Should Republicans play the Democrat’s game, that may be the end of the Republican Party.  Any nominee put forward by a Republican president will be ruthlessly attacked, and last minute surprises of this kind will, forever more, appear.  There will never again be another Supreme Court Justice that can honestly take the oath of office, for no man or woman bound by the Constitution will ever again pass the Senate.

But wouldn’t the same tactic work against Democrats?  Of course not.  The media would ignore accusations, Republicans are too cowardly to lodge them, and no one expects Democrats to observe the same ethics they demand of Republicans.  No one expects them to honest, honorable, or to follow the law or honor their oaths to uphold and defend the Constitution.  This is a one-way street; liberty is the ultimate loser.

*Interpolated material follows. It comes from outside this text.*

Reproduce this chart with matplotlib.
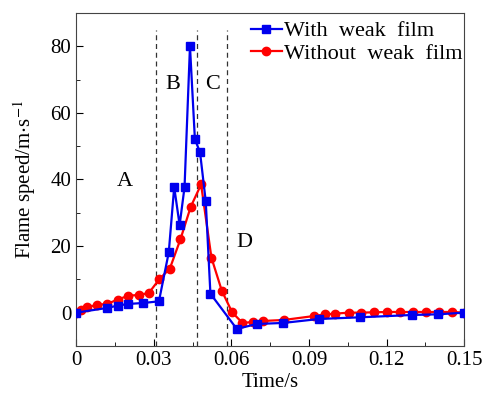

The people that would destroy Kavanaugh over a 35 year-old, impossible to prove accusation are the same people that demand juveniles suffer few if any consequences for the most vile and actually provable crimes.  They would release drug dealers and all manner of criminals from prison under the banners of “criminal justice reform,” “sentencing reform” or “prison reform.”  They are the same people that want to give felons the right to vote, in or out of prison. And they are the same people that want to protect MS-13 and abolish ICE.

Senate Republicans have a choice: follow the rule of law, where impossible to prove, 35+ year-old accusations have no place, or embrace social justice, where the law and reality are whatever Democrats say they are, whenever it’s convenient.

We know where Democrats and the Media stand.  We’ll soon know whether and where Congressional Republicans stand, or quiver like shapeless mounds of yellow Jello.